Does she keep in touch with anyone? “I was in touch a little with Kim around the death of her brother,” she replies. (Cattrall’s 55-year-old brother Christopher killed himself in February 2018.) “Kristin [Davis] and I speak quite a lot. She and I are actually doing a thing next week together for the United Nations. Sarah [Jessica Parker] and I…,” she pauses, making a face that can only be described as the grimacing emoji. “We haven’t spoken in a while now. I can’t remember the last time we spoke.”

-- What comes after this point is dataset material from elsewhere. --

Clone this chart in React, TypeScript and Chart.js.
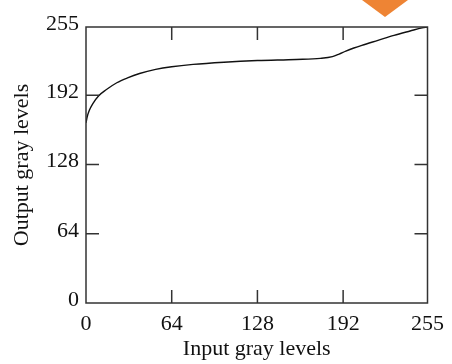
import React, { useEffect, useRef } from "react";
import { Chart, registerables } from "chart.js";

Chart.register(...registerables);

const inputLevels = [0, 1, 2.5, 5, 9.5, 15, 23, 31, 40, 52, 64, 80, 103, 128, 157, 175, 184, 189, 194, 200, 206, 218, 230, 242, 251, 255];
const outputLevels = [166.5, 172.5, 178, 184, 191.5, 197, 203.5, 208, 212, 215.8, 218.3, 220.5, 222.5, 224, 225, 226, 227.6, 230, 232.8, 235.6, 238.1, 242.7, 247.3, 251.3, 254.2, 255];
const tickValues = [0, 64, 128, 192, 255];
const innerTickValues = [64, 128, 192];
const xTitle = "Input gray levels";
const yTitle = "Output gray levels";

const FONT = "'Liberation Serif', 'Times New Roman', serif";

const framePlugin = {
  id: "frameTicks",
  afterDatasetsDraw(chart: any) {
    const { ctx, chartArea, scales } = chart;
    const { left, right, top, bottom } = chartArea;
    const len = 13;
    ctx.save();
    ctx.strokeStyle = "#333";
    ctx.lineWidth = 1.5;
    ctx.beginPath();
    for (const v of innerTickValues) {
      const x = scales.x.getPixelForValue(v);
      ctx.moveTo(x, bottom);
      ctx.lineTo(x, bottom - len);
      ctx.moveTo(x, top);
      ctx.lineTo(x, top + len);
      const y = scales.y.getPixelForValue(v);
      ctx.moveTo(left, y);
      ctx.lineTo(left + len, y);
      ctx.moveTo(right, y);
      ctx.lineTo(right - len, y);
    }
    ctx.stroke();
    ctx.strokeRect(left, top, right - left, bottom - top);
    ctx.restore();
  },
};

export default function App() {
  const ref = useRef<HTMLCanvasElement>(null);
  useEffect(() => {
    if (!ref.current) return;
    const chart = new Chart(ref.current, {
      type: "scatter",
      data: {
        datasets: [
          {
            data: inputLevels.map((x, i) => ({ x, y: outputLevels[i] })),
            showLine: true,
            borderColor: "#111",
            borderWidth: 1.4,
            pointRadius: 0,
            cubicInterpolationMode: "monotone",
          } as any,
        ],
      },
      options: {
        animation: false,
        responsive: false,
        maintainAspectRatio: false,
        layout: { padding: { top: 27, right: 18, left: 0, bottom: 0 } },
        plugins: { legend: { display: false }, tooltip: { enabled: false } },
        scales: {
          x: {
            type: "linear",
            min: 0,
            max: 255,
            grid: { display: false, drawTicks: false },
            border: { display: false },
            afterBuildTicks: (s: any) => {
              s.ticks = tickValues.map((v) => ({ value: v }));
            },
            afterFit: (s: any) => {
              s.height = 61;
            },
            ticks: {
              color: "#111",
              font: { family: FONT, size: 22 },
              padding: 8,
              maxRotation: 0,
              autoSkip: false,
            },
            title: {
              display: true,
              text: xTitle,
              color: "#111",
              font: { family: FONT, size: 22 },
              padding: { top: 0, bottom: 2 },
            },
          },
          y: {
            type: "linear",
            min: 0,
            max: 255,
            grid: { display: false, drawTicks: false },
            border: { display: false },
            afterBuildTicks: (s: any) => {
              s.ticks = tickValues.map((v) => ({ value: v }));
            },
            afterFit: (s: any) => {
              s.width = 86;
            },
            ticks: {
              color: "#111",
              font: { family: FONT, size: 22 },
              padding: 7,
              labelOffset: -3,
              autoSkip: false,
            },
            title: {
              display: true,
              text: yTitle,
              color: "#111",
              font: { family: FONT, size: 22 },
              padding: { top: 9, bottom: 0 },
            },
          },
        },
      },
      plugins: [framePlugin],
    });
    return () => chart.destroy();
  }, []);
  return (
    <div style={{ position: "fixed", left: 0, top: 0, width: 452, height: 364, background: "#fff", overflow: "hidden" }}>
      <canvas ref={ref} width={452} height={364} style={{ display: "block" }} />
      <div
        style={{
          position: "absolute",
          left: 362,
          top: 0,
          width: 46,
          height: 17,
          background: "#EE8434",
          clipPath: "polygon(0 0, 100% 0, 50% 100%)",
        }}
      />
    </div>
  );
}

We leave it there. I ask Nixon about her run for governor.  She tells me she has no regrets – “we are still seeing enormous changes in the state” – and that she will continue to advocate for causes close to her, such as reducing mass incarceration and funding schools. But right now, she is, to my surprise, in the midst of a Harry Potter marathon. “Max has a friend of his here right now who has never seen any of the films, so we are actually watching all of them. We’re halfway through number six.” When I ask if she or Samuel feel any discomfort watching the films in light of Rowling’s tweets, she goes on to paraphrase the actor Daniel Radcliffe’s statement in response. “The thing that he tried to impart to people was that if you as a queer person or as a non-queer person have found a home in these stories, please don’t let this take that away from you. These are still your stories.” And with that, we go our separate ways – me to my living room and Nixon to the wizarding world, one that remains magical no matter what.